Currently, performance during the first two years of college is the main factor that determines whether students are rewarded with a spot in the Business School. Under the new system, prospective students will compete based on their performances during high school — a much less telling gauge of work ethic. This makes the Business School susceptible to the same admissions pitfalls that plague the University. Students applying from elite high schools will gain an unfair advantage over less privileged applicants, including underrepresented minorities, who have not had those two years in college to help level the playing field. What’s more, despite the claims that a more lengthy curriculum will expand the educational scope of business students, the proposed changes are actually likely to provide a disincentive for students looking to take nonbusiness oriented classes. The early application system would force students to make a commitment that most end up questioning at some point during their first two years of college. Rather than having the ability to get their feet wet in the College of Literature, Science and the Arts, students will be locked in. A student in the new system will be less likely to follow an unexpected interest because it will require transferring out of college and starting well behind on LSA requirements.

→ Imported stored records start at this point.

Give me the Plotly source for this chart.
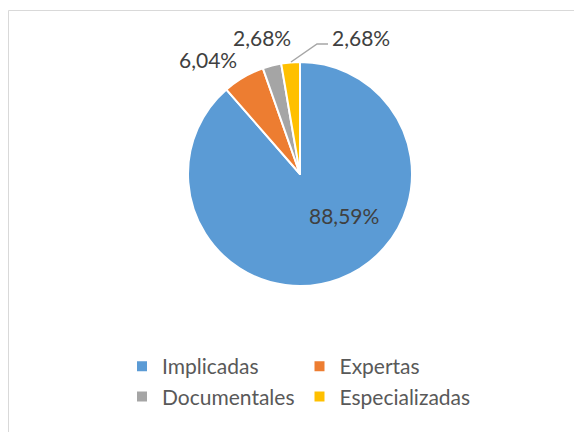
import plotly.graph_objects as go

categories = ["Implicadas", "Expertas", "Documentales", "Especializadas"]
counts = [132, 9, 4, 4]
colors = ["#5B9BD5", "#ED7D31", "#A5A5A5", "#FFC000"]

W, H = 582, 432
OFF = 8  # default page body margin
ML, MR, MT, MB = 100, 100, 0, 0
PW = W - ML - MR
PH = H - MT - MB

def px(x):
    return (x - OFF - ML) / PW

def py(y):
    return 1 - (y - OFF - MT) / PH

total = sum(counts)
pct_text = [f"{c / total * 100:.2f}".replace(".", ",") + "%" for c in counts]

fig = go.Figure(go.Pie(
    labels=categories,
    values=counts,
    sort=False,
    direction="clockwise",
    rotation=0,
    marker=dict(colors=colors, line=dict(color="white", width=2)),
    textinfo="none",
    hoverinfo="label+percent",
    domain=dict(x=[px(188), px(412)], y=[py(286), py(62)]),
))

label_pos = [(344, 215), (208, 60), (262, 38), (361, 38)]
for t, (x, y) in zip(pct_text, label_pos):
    fig.add_annotation(x=px(x), y=py(y), xref="paper", yref="paper", text=t,
                       xanchor="center", yanchor="middle",
                       showarrow=False, font=dict(size=21, color="#404040", family="Lato"))

fig.add_shape(type="path", xref="paper", yref="paper",
              path=f"M{px(291)},{py(62)} L{px(317)},{py(44)} L{px(328)},{py(44)}",
              line=dict(color="#A6A6A6", width=1.5))

fig.add_shape(type="rect", xref="paper", yref="paper",
              x0=px(8.5), x1=px(W + 20), y0=py(H + 20), y1=py(10.5),
              line=dict(color="#D9D9D9", width=1), fillcolor="rgba(0,0,0,0)", layer="below")

fig.update_layout(
    width=W, height=H,
    margin=dict(l=ML, r=MR, t=MT, b=MB),
    paper_bgcolor="white", plot_bgcolor="white",
    separators=",.",
    font=dict(family="Lato", color="#595959"),
    legend=dict(orientation="h", x=px(122), y=py(346), xanchor="left", yanchor="top",
                font=dict(size=21, color="#595959", family="Lato"),
                bgcolor="rgba(0,0,0,0)"),
    showlegend=True,
)

fig.write_html("out.html")
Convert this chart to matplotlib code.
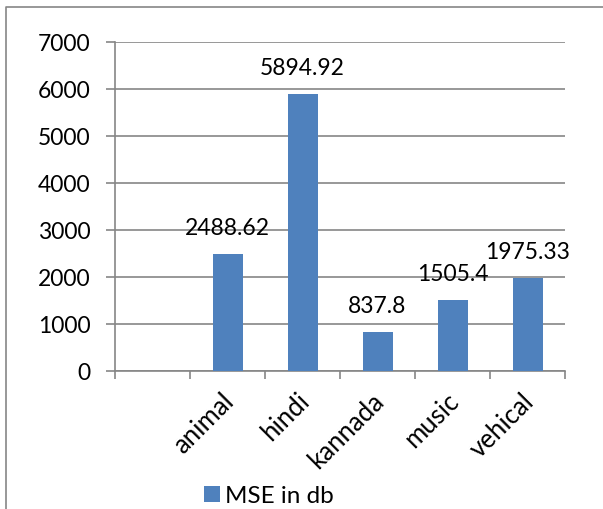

Perhaps most importantly, it is likely that the changes could take their toll on the prestige of the Business School itself. Though structurally it will more closely resemble the University of Pennsylvania’s Wharton School and other prestigious training grounds for the next generation’s business elite, by eliminating the two-year process of weeding out unqualified applicants through competitive prerequisite courses, a four-year curriculum may actually dilute the quality of the applicant pool. LSA will also lose a large number of highly qualified applicants who would otherwise have taken at least two years of courses within the college, some choosing not to transfer, others not getting accepted. Though the University should seek to expand study abroad programs and minors for Business School students, these improvements can be made internally, within the framework of the current two year curriculum. Instead of looking for ways to attain an extra two more years of tuition revenue and a Wharton-like appearance, the Business School should continue to focus on what it does best: turning highly qualified applicants into the business world’s future leaders — in two years.